### Source material ###

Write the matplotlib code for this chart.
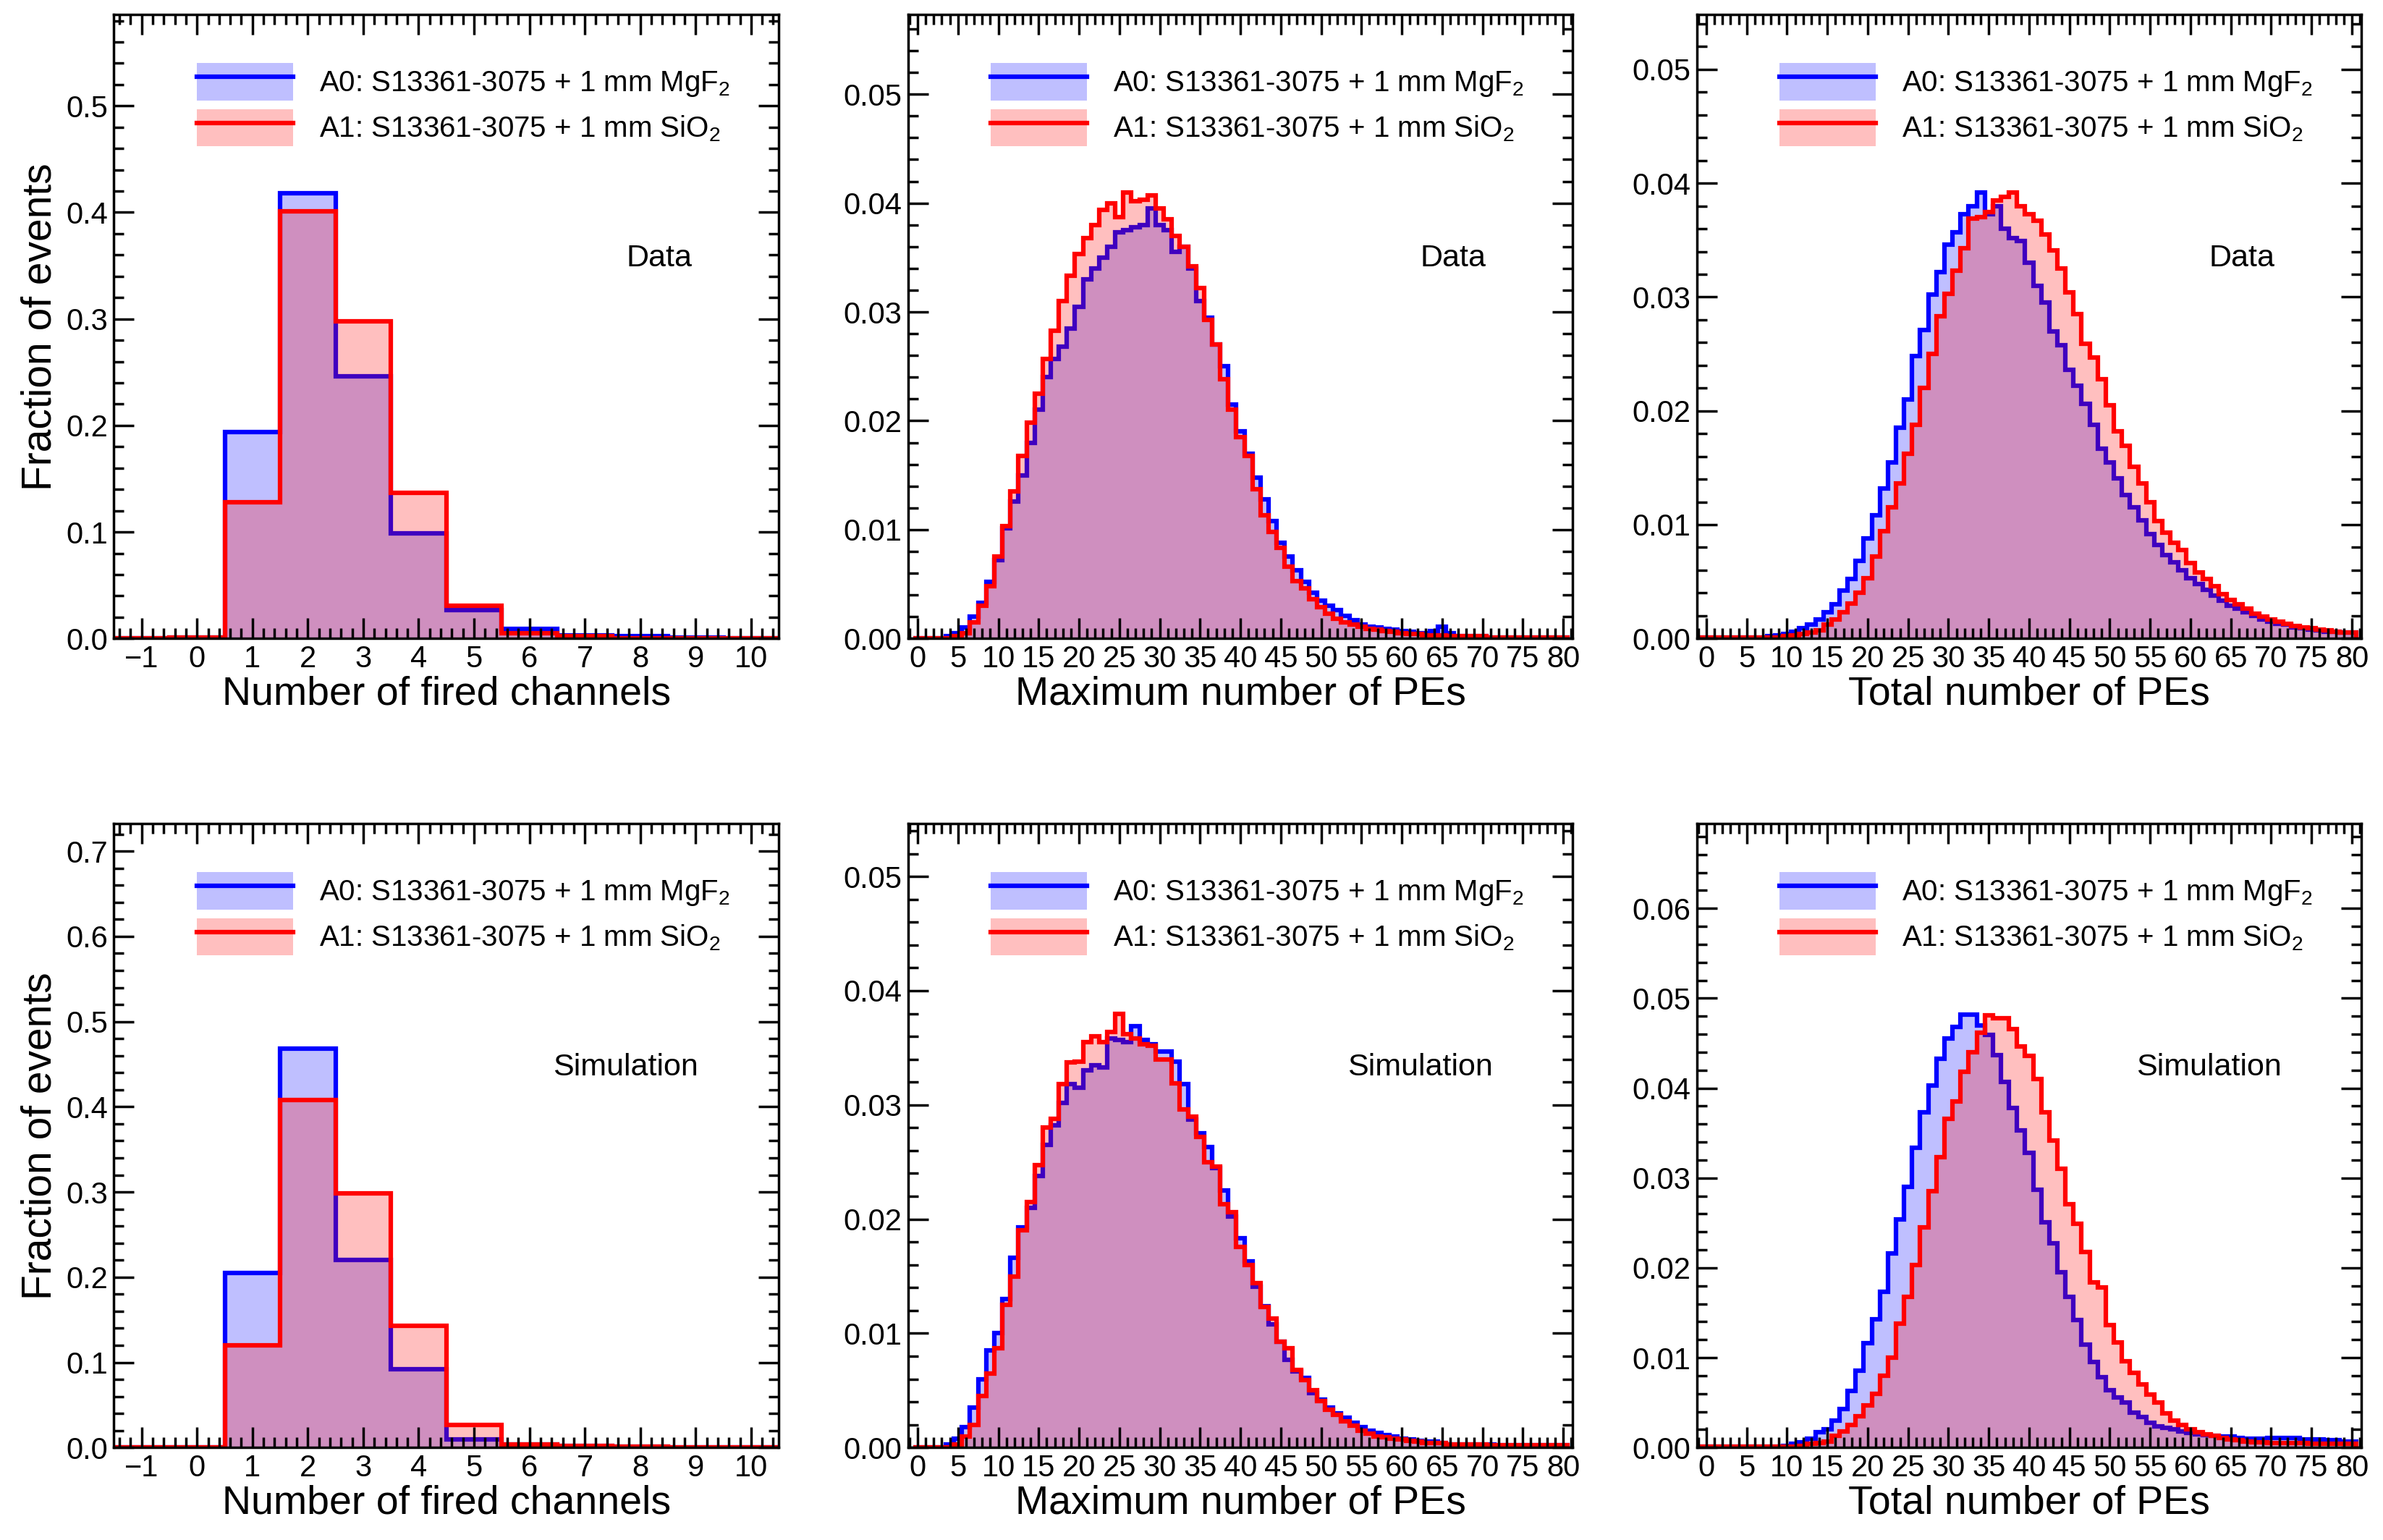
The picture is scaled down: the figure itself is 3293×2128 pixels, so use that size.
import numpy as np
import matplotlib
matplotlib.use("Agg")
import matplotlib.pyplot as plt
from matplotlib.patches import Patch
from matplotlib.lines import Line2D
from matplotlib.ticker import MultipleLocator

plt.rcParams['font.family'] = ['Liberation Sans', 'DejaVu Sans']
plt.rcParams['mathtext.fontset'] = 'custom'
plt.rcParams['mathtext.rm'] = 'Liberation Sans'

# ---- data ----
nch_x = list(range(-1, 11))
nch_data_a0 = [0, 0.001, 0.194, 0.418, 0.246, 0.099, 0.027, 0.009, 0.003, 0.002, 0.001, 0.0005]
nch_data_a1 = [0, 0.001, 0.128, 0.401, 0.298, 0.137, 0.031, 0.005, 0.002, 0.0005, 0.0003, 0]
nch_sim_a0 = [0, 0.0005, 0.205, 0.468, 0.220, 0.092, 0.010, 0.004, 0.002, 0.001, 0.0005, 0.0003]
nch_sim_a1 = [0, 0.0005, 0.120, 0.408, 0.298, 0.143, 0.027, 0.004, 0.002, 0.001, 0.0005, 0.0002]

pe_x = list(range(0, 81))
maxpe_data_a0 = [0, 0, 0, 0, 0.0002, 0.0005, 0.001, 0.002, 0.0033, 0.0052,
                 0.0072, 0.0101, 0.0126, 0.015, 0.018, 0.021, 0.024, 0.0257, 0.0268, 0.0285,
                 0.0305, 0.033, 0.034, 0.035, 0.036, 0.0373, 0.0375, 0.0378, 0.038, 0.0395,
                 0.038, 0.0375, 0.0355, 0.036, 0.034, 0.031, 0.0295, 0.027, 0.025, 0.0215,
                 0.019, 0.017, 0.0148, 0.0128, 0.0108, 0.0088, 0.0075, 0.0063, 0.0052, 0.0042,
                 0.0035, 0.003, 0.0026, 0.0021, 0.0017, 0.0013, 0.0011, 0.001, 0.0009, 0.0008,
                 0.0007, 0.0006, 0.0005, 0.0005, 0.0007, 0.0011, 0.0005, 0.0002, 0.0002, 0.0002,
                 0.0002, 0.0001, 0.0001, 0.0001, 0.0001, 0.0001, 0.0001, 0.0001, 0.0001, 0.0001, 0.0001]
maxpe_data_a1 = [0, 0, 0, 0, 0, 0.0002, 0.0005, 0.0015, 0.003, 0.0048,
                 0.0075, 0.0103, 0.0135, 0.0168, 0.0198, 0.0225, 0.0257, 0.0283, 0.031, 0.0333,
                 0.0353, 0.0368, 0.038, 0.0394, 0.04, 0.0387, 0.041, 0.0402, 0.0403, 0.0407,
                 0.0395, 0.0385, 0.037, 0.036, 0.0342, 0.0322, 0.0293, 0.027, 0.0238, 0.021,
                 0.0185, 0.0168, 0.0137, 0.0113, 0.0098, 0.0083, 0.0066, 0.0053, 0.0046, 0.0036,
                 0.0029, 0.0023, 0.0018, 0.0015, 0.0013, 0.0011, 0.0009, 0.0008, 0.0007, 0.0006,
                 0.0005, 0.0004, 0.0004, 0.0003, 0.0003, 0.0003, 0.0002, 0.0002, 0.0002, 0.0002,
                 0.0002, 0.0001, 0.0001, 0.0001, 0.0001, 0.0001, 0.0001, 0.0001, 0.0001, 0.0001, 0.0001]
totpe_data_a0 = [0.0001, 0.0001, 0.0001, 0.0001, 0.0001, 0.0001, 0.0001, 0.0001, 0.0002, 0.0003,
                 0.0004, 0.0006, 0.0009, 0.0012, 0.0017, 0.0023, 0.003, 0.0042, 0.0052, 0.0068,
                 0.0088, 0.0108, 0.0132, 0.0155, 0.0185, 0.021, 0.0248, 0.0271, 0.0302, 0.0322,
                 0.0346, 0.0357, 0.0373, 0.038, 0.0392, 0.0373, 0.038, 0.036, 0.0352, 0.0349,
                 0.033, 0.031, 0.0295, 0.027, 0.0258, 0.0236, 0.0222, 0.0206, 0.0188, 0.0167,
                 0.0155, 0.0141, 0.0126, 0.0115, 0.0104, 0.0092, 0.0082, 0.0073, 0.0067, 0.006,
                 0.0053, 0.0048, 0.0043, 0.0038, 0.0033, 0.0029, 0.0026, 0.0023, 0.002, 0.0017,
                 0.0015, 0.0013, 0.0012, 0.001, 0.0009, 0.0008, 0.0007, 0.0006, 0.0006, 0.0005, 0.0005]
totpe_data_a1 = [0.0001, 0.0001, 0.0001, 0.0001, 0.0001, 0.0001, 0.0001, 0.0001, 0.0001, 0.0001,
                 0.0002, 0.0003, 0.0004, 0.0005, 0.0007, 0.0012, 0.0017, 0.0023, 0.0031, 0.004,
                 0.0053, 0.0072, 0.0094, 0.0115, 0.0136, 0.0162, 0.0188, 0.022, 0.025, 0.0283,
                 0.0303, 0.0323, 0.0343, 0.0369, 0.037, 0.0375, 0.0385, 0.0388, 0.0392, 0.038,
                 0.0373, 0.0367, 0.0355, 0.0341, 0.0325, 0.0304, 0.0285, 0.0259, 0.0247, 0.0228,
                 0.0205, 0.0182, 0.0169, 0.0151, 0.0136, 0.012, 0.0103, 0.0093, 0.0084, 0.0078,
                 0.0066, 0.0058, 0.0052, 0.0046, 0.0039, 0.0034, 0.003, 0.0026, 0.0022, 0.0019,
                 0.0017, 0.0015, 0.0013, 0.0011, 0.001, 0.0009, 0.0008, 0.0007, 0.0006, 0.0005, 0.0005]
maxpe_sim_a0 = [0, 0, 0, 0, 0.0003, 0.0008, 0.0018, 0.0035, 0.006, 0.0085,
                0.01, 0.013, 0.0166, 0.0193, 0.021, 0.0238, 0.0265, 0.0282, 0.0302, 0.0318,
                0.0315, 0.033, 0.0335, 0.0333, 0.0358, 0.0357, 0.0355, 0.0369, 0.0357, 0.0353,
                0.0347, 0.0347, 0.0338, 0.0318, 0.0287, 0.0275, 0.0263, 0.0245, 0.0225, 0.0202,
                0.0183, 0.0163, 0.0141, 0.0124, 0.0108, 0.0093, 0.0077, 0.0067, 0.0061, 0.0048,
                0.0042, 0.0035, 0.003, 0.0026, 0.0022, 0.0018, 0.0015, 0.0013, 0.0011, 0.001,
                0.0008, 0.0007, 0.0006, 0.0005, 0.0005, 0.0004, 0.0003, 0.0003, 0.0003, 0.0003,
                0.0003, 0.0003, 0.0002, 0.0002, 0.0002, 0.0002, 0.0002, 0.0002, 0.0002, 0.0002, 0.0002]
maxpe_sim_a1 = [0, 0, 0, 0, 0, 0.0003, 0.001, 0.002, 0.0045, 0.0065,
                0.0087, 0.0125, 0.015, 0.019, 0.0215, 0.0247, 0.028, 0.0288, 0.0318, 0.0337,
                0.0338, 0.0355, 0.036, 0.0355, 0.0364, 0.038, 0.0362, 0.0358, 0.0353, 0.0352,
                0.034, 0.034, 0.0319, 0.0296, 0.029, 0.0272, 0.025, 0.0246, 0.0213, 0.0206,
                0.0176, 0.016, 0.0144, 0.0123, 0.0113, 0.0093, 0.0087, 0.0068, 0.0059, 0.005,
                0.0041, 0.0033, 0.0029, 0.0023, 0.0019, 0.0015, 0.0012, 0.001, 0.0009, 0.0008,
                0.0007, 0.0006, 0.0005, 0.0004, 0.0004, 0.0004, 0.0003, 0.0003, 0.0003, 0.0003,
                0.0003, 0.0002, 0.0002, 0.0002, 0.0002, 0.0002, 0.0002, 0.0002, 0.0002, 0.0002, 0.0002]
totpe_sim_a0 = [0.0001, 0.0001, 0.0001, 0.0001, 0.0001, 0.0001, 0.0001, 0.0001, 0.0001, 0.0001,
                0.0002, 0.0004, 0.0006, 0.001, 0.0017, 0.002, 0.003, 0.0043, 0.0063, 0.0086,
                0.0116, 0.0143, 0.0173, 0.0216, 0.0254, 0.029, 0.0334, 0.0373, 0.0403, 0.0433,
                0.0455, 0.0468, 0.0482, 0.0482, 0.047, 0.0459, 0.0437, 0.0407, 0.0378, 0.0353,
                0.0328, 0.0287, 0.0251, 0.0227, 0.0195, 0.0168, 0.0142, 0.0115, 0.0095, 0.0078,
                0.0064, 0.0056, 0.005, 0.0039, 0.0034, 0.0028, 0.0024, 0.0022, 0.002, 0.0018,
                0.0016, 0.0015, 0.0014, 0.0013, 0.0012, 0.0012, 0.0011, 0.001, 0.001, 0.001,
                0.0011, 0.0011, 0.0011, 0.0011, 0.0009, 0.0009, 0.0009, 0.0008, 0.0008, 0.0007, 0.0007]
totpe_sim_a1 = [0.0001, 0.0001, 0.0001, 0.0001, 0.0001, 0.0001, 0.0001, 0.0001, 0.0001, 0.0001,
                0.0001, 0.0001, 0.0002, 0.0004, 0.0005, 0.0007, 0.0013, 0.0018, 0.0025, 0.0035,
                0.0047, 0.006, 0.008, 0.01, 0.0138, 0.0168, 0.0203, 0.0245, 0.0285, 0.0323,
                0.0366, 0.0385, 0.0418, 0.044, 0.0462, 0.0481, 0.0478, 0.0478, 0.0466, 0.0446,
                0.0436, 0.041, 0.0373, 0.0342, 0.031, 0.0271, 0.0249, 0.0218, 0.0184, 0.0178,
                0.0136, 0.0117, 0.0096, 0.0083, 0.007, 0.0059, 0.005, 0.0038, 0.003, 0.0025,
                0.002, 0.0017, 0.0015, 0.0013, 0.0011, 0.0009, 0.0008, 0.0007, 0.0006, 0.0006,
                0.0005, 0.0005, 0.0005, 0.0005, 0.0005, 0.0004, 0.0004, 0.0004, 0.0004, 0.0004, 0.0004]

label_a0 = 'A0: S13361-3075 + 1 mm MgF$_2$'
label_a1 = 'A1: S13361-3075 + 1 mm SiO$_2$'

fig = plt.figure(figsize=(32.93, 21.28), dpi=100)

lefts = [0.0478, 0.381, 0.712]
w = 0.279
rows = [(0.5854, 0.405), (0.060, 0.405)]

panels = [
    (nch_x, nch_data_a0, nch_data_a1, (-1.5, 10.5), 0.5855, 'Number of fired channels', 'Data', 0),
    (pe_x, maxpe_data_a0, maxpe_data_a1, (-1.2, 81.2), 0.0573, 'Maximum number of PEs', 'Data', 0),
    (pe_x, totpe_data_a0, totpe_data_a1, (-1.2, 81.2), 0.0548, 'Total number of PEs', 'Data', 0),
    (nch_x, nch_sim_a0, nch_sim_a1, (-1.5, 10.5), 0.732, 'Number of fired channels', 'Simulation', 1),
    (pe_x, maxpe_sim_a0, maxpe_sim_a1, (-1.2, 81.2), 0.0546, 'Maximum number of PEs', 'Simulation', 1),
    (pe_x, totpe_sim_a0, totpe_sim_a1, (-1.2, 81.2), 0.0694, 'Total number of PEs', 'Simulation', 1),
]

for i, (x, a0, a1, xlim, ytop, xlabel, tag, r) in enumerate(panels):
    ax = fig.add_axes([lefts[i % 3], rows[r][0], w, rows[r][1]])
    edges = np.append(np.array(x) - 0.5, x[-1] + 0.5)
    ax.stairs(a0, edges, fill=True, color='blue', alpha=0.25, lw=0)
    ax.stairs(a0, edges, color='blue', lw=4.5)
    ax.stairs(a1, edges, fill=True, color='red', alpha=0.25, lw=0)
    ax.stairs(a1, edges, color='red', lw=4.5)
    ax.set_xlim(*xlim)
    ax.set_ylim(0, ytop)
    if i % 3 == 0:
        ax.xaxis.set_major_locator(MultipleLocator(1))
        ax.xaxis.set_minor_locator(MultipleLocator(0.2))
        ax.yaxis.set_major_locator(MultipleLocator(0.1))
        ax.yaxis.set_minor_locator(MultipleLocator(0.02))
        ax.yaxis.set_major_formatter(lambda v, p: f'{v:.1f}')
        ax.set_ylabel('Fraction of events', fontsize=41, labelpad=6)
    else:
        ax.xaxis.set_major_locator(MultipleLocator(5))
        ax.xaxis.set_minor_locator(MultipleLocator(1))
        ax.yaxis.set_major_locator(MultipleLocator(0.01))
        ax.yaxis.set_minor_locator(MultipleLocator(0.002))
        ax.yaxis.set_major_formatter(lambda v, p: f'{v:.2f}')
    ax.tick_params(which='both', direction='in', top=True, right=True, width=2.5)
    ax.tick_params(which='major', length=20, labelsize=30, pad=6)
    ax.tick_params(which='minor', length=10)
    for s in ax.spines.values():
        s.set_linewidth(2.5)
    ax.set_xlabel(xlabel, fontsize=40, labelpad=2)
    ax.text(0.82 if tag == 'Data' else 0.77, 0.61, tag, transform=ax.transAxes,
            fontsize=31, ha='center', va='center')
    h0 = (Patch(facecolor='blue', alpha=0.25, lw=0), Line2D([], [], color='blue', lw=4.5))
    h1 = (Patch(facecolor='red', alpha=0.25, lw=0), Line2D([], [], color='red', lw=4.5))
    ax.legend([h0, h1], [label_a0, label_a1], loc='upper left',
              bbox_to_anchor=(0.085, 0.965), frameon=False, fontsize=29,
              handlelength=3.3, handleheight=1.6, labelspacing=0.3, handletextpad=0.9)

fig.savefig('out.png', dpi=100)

###

> **Problem**
From the first line of the listing above, repeat every line through the one holding "plt.rcParams['mathtext.rm'] = 'Liberation". Both ends count, and pictures stay out.

> **Solution for this problem**
Write the matplotlib code for this chart.
The picture is scaled down: the figure itself is 3293×2128 pixels, so use that size.
import numpy as np
import matplotlib
matplotlib.use("Agg")
import matplotlib.pyplot as plt
from matplotlib.patches import Patch
from matplotlib.lines import Line2D
from matplotlib.ticker import MultipleLocator

plt.rcParams['font.family'] = ['Liberation Sans', 'DejaVu Sans']
plt.rcParams['mathtext.fontset'] = 'custom'
plt.rcParams['mathtext.rm'] = 'Liberation Sans'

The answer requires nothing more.